Record set
- - - - - - -
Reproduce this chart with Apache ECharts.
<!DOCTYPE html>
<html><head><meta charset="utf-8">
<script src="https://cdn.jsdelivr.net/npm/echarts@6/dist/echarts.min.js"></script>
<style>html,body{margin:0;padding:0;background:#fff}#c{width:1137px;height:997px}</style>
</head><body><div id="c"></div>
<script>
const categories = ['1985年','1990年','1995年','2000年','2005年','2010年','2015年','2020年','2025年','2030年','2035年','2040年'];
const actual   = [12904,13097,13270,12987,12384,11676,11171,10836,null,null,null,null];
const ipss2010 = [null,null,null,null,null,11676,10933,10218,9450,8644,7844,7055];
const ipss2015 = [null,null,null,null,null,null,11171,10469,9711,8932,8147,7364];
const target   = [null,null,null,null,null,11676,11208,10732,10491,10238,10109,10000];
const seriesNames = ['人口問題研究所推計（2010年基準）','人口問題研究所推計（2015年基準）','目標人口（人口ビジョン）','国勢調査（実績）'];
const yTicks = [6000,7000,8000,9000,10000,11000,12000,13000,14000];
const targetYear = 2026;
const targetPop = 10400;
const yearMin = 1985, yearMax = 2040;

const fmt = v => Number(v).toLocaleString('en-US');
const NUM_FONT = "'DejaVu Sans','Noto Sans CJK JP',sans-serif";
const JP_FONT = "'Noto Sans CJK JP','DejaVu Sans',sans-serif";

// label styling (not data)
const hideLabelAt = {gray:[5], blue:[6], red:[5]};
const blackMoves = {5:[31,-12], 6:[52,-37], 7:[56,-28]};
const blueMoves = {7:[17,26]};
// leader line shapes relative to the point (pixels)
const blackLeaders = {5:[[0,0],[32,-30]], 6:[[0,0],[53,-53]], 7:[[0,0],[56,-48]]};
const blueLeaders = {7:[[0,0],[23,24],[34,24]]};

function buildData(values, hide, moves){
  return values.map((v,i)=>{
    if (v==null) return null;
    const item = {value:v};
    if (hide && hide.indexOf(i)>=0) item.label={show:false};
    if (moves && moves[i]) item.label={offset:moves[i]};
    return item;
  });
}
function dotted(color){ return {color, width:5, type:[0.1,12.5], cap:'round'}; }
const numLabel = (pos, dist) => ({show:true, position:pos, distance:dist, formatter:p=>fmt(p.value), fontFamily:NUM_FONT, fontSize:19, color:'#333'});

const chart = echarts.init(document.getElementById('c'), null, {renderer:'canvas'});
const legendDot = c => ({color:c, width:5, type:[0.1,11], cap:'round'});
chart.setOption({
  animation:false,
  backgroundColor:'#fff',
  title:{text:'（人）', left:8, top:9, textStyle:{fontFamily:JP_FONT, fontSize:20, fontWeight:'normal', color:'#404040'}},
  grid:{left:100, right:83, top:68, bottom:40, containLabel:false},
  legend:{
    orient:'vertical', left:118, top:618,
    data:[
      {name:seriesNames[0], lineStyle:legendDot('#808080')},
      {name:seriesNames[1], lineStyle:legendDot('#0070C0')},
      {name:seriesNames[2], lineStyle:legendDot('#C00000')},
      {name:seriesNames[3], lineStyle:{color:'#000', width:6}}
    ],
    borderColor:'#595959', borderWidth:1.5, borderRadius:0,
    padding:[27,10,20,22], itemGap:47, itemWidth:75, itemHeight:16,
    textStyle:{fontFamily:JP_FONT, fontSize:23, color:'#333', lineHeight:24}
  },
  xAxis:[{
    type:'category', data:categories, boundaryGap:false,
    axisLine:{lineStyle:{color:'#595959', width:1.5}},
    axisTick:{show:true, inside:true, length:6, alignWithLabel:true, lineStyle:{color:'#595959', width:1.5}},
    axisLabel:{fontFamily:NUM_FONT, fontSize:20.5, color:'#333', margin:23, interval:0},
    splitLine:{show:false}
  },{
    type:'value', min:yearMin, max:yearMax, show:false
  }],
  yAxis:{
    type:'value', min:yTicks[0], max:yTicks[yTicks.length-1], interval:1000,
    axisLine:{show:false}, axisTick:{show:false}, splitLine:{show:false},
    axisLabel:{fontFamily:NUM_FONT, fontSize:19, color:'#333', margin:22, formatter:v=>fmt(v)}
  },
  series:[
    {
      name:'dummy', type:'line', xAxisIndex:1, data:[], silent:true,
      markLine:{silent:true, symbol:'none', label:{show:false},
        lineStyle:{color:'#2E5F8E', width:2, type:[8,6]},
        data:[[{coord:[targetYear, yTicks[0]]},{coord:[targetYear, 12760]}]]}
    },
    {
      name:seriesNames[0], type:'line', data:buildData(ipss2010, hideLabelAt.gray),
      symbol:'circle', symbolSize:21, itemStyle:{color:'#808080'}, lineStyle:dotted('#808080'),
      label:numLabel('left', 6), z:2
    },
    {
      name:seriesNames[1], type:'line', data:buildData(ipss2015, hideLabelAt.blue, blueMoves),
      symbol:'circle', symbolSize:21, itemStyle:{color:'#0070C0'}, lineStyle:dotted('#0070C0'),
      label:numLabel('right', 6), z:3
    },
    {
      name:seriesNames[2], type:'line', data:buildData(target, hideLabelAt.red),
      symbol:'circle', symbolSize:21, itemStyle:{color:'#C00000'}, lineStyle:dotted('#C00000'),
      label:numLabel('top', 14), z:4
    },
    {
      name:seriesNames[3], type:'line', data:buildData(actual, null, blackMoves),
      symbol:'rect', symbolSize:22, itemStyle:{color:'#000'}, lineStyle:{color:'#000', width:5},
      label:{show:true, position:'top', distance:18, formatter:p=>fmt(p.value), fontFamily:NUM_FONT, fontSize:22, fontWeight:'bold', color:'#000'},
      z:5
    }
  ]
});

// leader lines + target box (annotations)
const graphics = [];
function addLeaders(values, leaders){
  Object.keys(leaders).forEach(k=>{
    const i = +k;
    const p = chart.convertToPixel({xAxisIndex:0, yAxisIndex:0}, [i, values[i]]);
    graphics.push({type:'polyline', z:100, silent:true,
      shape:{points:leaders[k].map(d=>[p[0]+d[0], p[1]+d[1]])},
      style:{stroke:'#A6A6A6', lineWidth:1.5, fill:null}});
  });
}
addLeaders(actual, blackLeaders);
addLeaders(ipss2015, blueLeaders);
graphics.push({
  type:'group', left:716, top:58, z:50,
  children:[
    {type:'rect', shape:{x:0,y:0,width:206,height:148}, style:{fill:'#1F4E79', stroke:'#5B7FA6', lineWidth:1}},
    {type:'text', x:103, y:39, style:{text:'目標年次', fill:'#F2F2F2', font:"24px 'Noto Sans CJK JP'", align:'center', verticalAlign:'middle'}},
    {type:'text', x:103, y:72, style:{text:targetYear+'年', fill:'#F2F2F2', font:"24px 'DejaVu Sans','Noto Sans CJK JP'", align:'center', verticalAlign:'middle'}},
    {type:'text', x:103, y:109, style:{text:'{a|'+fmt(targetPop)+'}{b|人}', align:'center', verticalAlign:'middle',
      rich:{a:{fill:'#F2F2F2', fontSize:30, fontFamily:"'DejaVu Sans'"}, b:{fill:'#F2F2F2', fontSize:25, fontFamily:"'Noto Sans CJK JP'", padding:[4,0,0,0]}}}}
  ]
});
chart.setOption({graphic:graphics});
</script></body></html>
- - - - - - -
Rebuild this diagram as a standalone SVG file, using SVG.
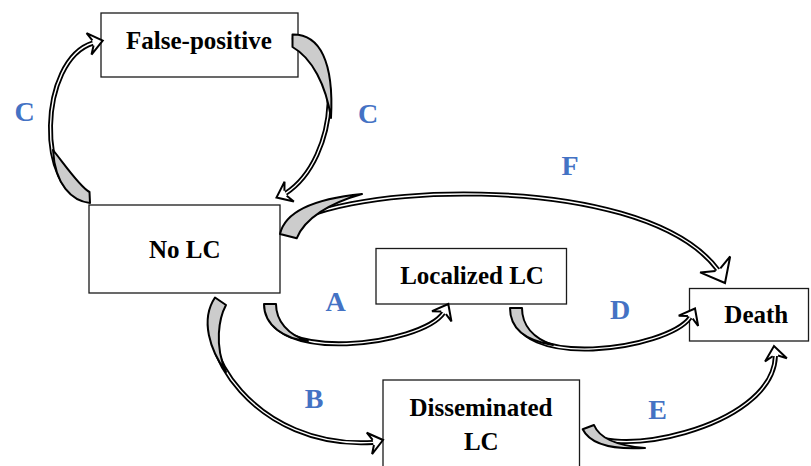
- - - - - - -
Extract every line containing the string "this" from the material.

Full answer
Reproduce this chart with Apache ECharts.
Rebuild this diagram as a standalone SVG file, using SVG.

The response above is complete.